Raw data »
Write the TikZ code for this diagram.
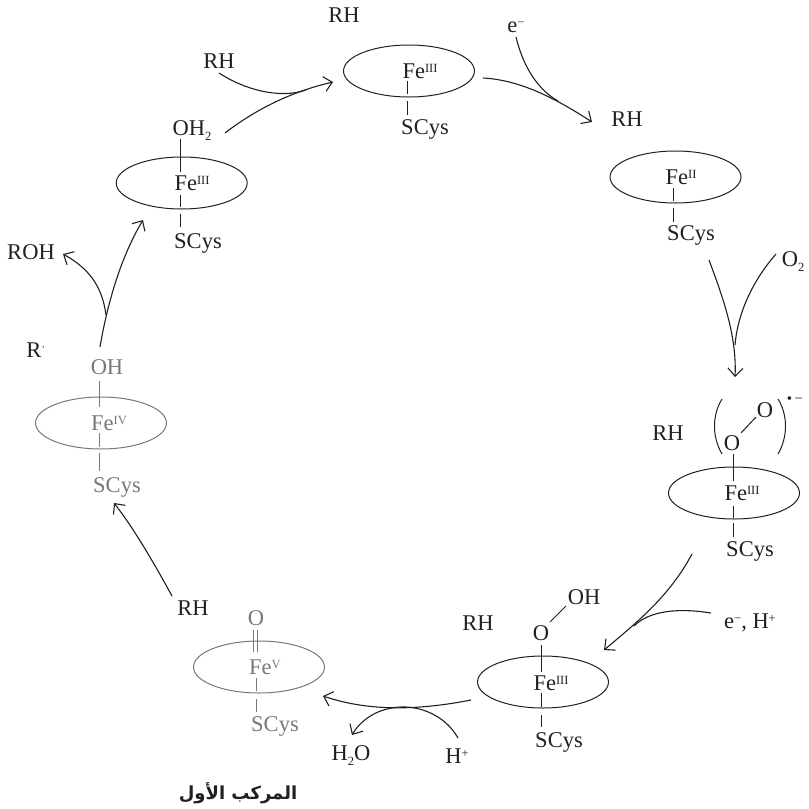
\documentclass[tikz,border=0pt]{standalone}
\usepackage{fontspec}
\usepackage{tikz}
\usetikzlibrary{arrows.meta,shapes.geometric}
\setmainfont{Liberation Serif}
\newfontfamily\arabicfont[Script=Arabic]{DejaVu Sans}
\TeXXeTstate=1
\definecolor{ink}{HTML}{231F20}
\definecolor{dim}{HTML}{77787B}
\newcommand{\Sup}[1]{\raisebox{6pt}{\fontsize{12.5}{12.5}\selectfont #1}}
\newcommand{\Sub}[1]{\raisebox{-4.5pt}{\fontsize{12.5}{12.5}\selectfont #1}}
\tikzset{
 lbl/.style={inner sep=0pt,text=ink,text height=15pt,text depth=0pt,font=\fontsize{22.5}{22.5}\selectfont},
 glbl/.style={lbl,text=dim},
 heme/.style={draw=ink,line width=1pt,ellipse,minimum width=131pt,minimum height=52pt,inner sep=0pt},
 gheme/.style={heme,draw=dim},
 bond/.style={draw=ink,line width=1pt},
 gbond/.style={draw=dim,line width=1pt},
 flow/.style={draw=ink,line width=1.1pt},
 tip/.style={flow,-{Straight Barb[length=8pt,width=15pt,line width=1.1pt]}},
}
\begin{document}
\begin{tikzpicture}[x=1pt,y=-1pt]
\useasboundingbox (0,0) rectangle (809,809);
% hemes
\node[heme] (h1) at (409,71) {};
\node[heme] (h2) at (675.5,177) {};
\node[heme] (h3) at (734,493) {};
\node[heme] (h4) at (543,682) {};
\node[gheme] (h5) at (259,667) {};
\node[gheme] (h6) at (101,423) {};
\node[heme] (h7) at (181.7,183) {};
% top
\node[lbl] (rh1) at (344,15) {RH};
\node[lbl] (rh1b) at (219,61) {RH};
\node[lbl] (fe1) at (420,71) {Fe\Sup{III}};
\node[lbl] (s1) at (425,127) {SCys};
\node[lbl] (em1) at (516,25) {e\Sup{−}};
\node[lbl] (rh2) at (627,119) {RH};
% Fe II
\node[lbl] (fe2) at (681,177) {Fe\Sup{II}};
\node[lbl] (s2) at (691,233) {SCys};
\node[lbl] (o2) at (793,259) {O\Sub{2}};
% superoxide
\node[lbl] (rh3) at (668,433) {RH};
\node[lbl] (o3a) at (732,443) {O};
\node[lbl] (o3b) at (765,410) {O};
\node[lbl] (fe3) at (742,493) {Fe\Sup{III}};
\node[lbl] (s3) at (750,549) {SCys};
\node[inner sep=0pt,text=ink,font=\fontsize{15}{15}\selectfont] (rad) at (795,400) {•\,−};
% hydroperoxo
\node[lbl] (rh4) at (478,623) {RH};
\node[lbl] (o4a) at (541,633) {O};
\node[lbl] (o4b) at (584,597) {OH};
\node[lbl] (fe4) at (551,683) {Fe\Sup{III}};
\node[lbl] (s4) at (559,740) {SCys};
\node[lbl] (eh) at (750,621) {e\Sup{−}, H\Sup{+}};
\node[lbl] (hp) at (457,756) {H\Sup{+}};
\node[lbl] (h2o) at (351,753) {H\Sub{2}O};
% compound I
\node[lbl] (rh5) at (193,608) {RH};
\node[glbl] (o5) at (256,618) {O};
\node[glbl] (fe5) at (265,667) {Fe\Sup{V}};
\node[glbl] (s5) at (275,724) {SCys};
\node[inner sep=0pt,text=ink,font=\fontsize{18}{18}\selectfont\bfseries] (cpd) at (238,793) {\arabicfont\beginR المركب الأول\endR};
% compound II
\node[lbl] (rr) at (36,350) {R\Sup{·}};
\node[glbl] (oh6) at (107,367) {OH};
\node[glbl] (fe6) at (109,423) {Fe\Sup{IV}};
\node[glbl] (s6) at (117,485) {SCys};
\node[lbl] (roh) at (31,252) {ROH};
% aqua
\node[lbl] (oh7) at (192,128) {OH\Sub{2}};
\node[lbl] (fe7) at (192,183) {Fe\Sup{III}};
\node[lbl] (s7) at (198,241) {SCys};
% bonds
\draw[bond] (407,81) -- (407,94) (407,101) -- (407,115);
\draw[bond] (673,188) -- (673,201) (673,208) -- (673,222);
\draw[bond] (733,454) -- (733,481) (733,506) -- (733,518) (733,523) -- (733,537);
\draw[bond] (741,433) -- (756,417);
\draw[bond] (541.7,645) -- (541.7,672) (541.7,693) -- (541.7,707) (541.7,715) -- (541.7,727);
\draw[bond] (550,622) -- (566,606);
\draw[gbond] (253.5,630) -- (253.5,652) (257.5,630) -- (257.5,652);
\draw[gbond] (256,678) -- (256,691) (256,699) -- (256,712);
\draw[gbond] (99,381) -- (99,407) (99,433) -- (99,447) (99,453) -- (99,471);
\draw[bond] (180,139) -- (180,172) (180,195) -- (180,207) (180,214) -- (180,227);
% brackets
\draw[bond] (722,399) .. controls (712,415) and (712,437) .. (722,454);
\draw[bond] (778,399) .. controls (788,415) and (788,437) .. (778,454);
% flows
\draw[tip] (225,133) .. controls (255,110) and (290,92) .. (333,82);
\draw[flow] (219,73) .. controls (245,90) and (280,99) .. (306,90);
\draw[tip] (483,78) .. controls (520,80) and (555,98) .. (592,122);
\draw[flow] (516,37) .. controls (522,62) and (535,88) .. (558,101);
\draw[tip] (709,260) .. controls (722,295) and (737,335) .. (735,377);
\draw[flow] (776,254) .. controls (755,278) and (738,310) .. (735,345);
\draw[tip] (692,554) .. controls (670,595) and (640,620) .. (604,650);
\draw[flow] (711,613) .. controls (680,608) and (650,610) .. (634,626);
\draw[tip] (471,700) .. controls (420,710) and (370,712) .. (323,696);
\draw[tip] (458,738) .. controls (445,715) and (420,706) .. (400,707) .. controls (380,708) and (362,718) .. (352,735);
\draw[tip] (172,596) .. controls (155,565) and (135,530) .. (114,503);
\draw[tip] (100,347) .. controls (108,300) and (122,255) .. (143,220);
\draw[tip] (106,315) .. controls (102,285) and (88,268) .. (63,254);
\end{tikzpicture}
\end{document}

Your task » Keep the pictures out of the copy and return the rest of the data above exactly.

Solution for this problem »
Write the TikZ code for this diagram.
\documentclass[tikz,border=0pt]{standalone}
\usepackage{fontspec}
\usepackage{tikz}
\usetikzlibrary{arrows.meta,shapes.geometric}
\setmainfont{Liberation Serif}
\newfontfamily\arabicfont[Script=Arabic]{DejaVu Sans}
\TeXXeTstate=1
\definecolor{ink}{HTML}{231F20}
\definecolor{dim}{HTML}{77787B}
\newcommand{\Sup}[1]{\raisebox{6pt}{\fontsize{12.5}{12.5}\selectfont #1}}
\newcommand{\Sub}[1]{\raisebox{-4.5pt}{\fontsize{12.5}{12.5}\selectfont #1}}
\tikzset{
 lbl/.style={inner sep=0pt,text=ink,text height=15pt,text depth=0pt,font=\fontsize{22.5}{22.5}\selectfont},
 glbl/.style={lbl,text=dim},
 heme/.style={draw=ink,line width=1pt,ellipse,minimum width=131pt,minimum height=52pt,inner sep=0pt},
 gheme/.style={heme,draw=dim},
 bond/.style={draw=ink,line width=1pt},
 gbond/.style={draw=dim,line width=1pt},
 flow/.style={draw=ink,line width=1.1pt},
 tip/.style={flow,-{Straight Barb[length=8pt,width=15pt,line width=1.1pt]}},
}
\begin{document}
\begin{tikzpicture}[x=1pt,y=-1pt]
\useasboundingbox (0,0) rectangle (809,809);
% hemes
\node[heme] (h1) at (409,71) {};
\node[heme] (h2) at (675.5,177) {};
\node[heme] (h3) at (734,493) {};
\node[heme] (h4) at (543,682) {};
\node[gheme] (h5) at (259,667) {};
\node[gheme] (h6) at (101,423) {};
\node[heme] (h7) at (181.7,183) {};
% top
\node[lbl] (rh1) at (344,15) {RH};
\node[lbl] (rh1b) at (219,61) {RH};
\node[lbl] (fe1) at (420,71) {Fe\Sup{III}};
\node[lbl] (s1) at (425,127) {SCys};
\node[lbl] (em1) at (516,25) {e\Sup{−}};
\node[lbl] (rh2) at (627,119) {RH};
% Fe II
\node[lbl] (fe2) at (681,177) {Fe\Sup{II}};
\node[lbl] (s2) at (691,233) {SCys};
\node[lbl] (o2) at (793,259) {O\Sub{2}};
% superoxide
\node[lbl] (rh3) at (668,433) {RH};
\node[lbl] (o3a) at (732,443) {O};
\node[lbl] (o3b) at (765,410) {O};
\node[lbl] (fe3) at (742,493) {Fe\Sup{III}};
\node[lbl] (s3) at (750,549) {SCys};
\node[inner sep=0pt,text=ink,font=\fontsize{15}{15}\selectfont] (rad) at (795,400) {•\,−};
% hydroperoxo
\node[lbl] (rh4) at (478,623) {RH};
\node[lbl] (o4a) at (541,633) {O};
\node[lbl] (o4b) at (584,597) {OH};
\node[lbl] (fe4) at (551,683) {Fe\Sup{III}};
\node[lbl] (s4) at (559,740) {SCys};
\node[lbl] (eh) at (750,621) {e\Sup{−}, H\Sup{+}};
\node[lbl] (hp) at (457,756) {H\Sup{+}};
\node[lbl] (h2o) at (351,753) {H\Sub{2}O};
% compound I
\node[lbl] (rh5) at (193,608) {RH};
\node[glbl] (o5) at (256,618) {O};
\node[glbl] (fe5) at (265,667) {Fe\Sup{V}};
\node[glbl] (s5) at (275,724) {SCys};
\node[inner sep=0pt,text=ink,font=\fontsize{18}{18}\selectfont\bfseries] (cpd) at (238,793) {\arabicfont\beginR المركب الأول\endR};
% compound II
\node[lbl] (rr) at (36,350) {R\Sup{·}};
\node[glbl] (oh6) at (107,367) {OH};
\node[glbl] (fe6) at (109,423) {Fe\Sup{IV}};
\node[glbl] (s6) at (117,485) {SCys};
\node[lbl] (roh) at (31,252) {ROH};
% aqua
\node[lbl] (oh7) at (192,128) {OH\Sub{2}};
\node[lbl] (fe7) at (192,183) {Fe\Sup{III}};
\node[lbl] (s7) at (198,241) {SCys};
% bonds
\draw[bond] (407,81) -- (407,94) (407,101) -- (407,115);
\draw[bond] (673,188) -- (673,201) (673,208) -- (673,222);
\draw[bond] (733,454) -- (733,481) (733,506) -- (733,518) (733,523) -- (733,537);
\draw[bond] (741,433) -- (756,417);
\draw[bond] (541.7,645) -- (541.7,672) (541.7,693) -- (541.7,707) (541.7,715) -- (541.7,727);
\draw[bond] (550,622) -- (566,606);
\draw[gbond] (253.5,630) -- (253.5,652) (257.5,630) -- (257.5,652);
\draw[gbond] (256,678) -- (256,691) (256,699) -- (256,712);
\draw[gbond] (99,381) -- (99,407) (99,433) -- (99,447) (99,453) -- (99,471);
\draw[bond] (180,139) -- (180,172) (180,195) -- (180,207) (180,214) -- (180,227);
% brackets
\draw[bond] (722,399) .. controls (712,415) and (712,437) .. (722,454);
\draw[bond] (778,399) .. controls (788,415) and (788,437) .. (778,454);
% flows
\draw[tip] (225,133) .. controls (255,110) and (290,92) .. (333,82);
\draw[flow] (219,73) .. controls (245,90) and (280,99) .. (306,90);
\draw[tip] (483,78) .. controls (520,80) and (555,98) .. (592,122);
\draw[flow] (516,37) .. controls (522,62) and (535,88) .. (558,101);
\draw[tip] (709,260) .. controls (722,295) and (737,335) .. (735,377);
\draw[flow] (776,254) .. controls (755,278) and (738,310) .. (735,345);
\draw[tip] (692,554) .. controls (670,595) and (640,620) .. (604,650);
\draw[flow] (711,613) .. controls (680,608) and (650,610) .. (634,626);
\draw[tip] (471,700) .. controls (420,710) and (370,712) .. (323,696);
\draw[tip] (458,738) .. controls (445,715) and (420,706) .. (400,707) .. controls (380,708) and (362,718) .. (352,735);
\draw[tip] (172,596) .. controls (155,565) and (135,530) .. (114,503);
\draw[tip] (100,347) .. controls (108,300) and (122,255) .. (143,220);
\draw[tip] (106,315) .. controls (102,285) and (88,268) .. (63,254);
\end{tikzpicture}
\end{document}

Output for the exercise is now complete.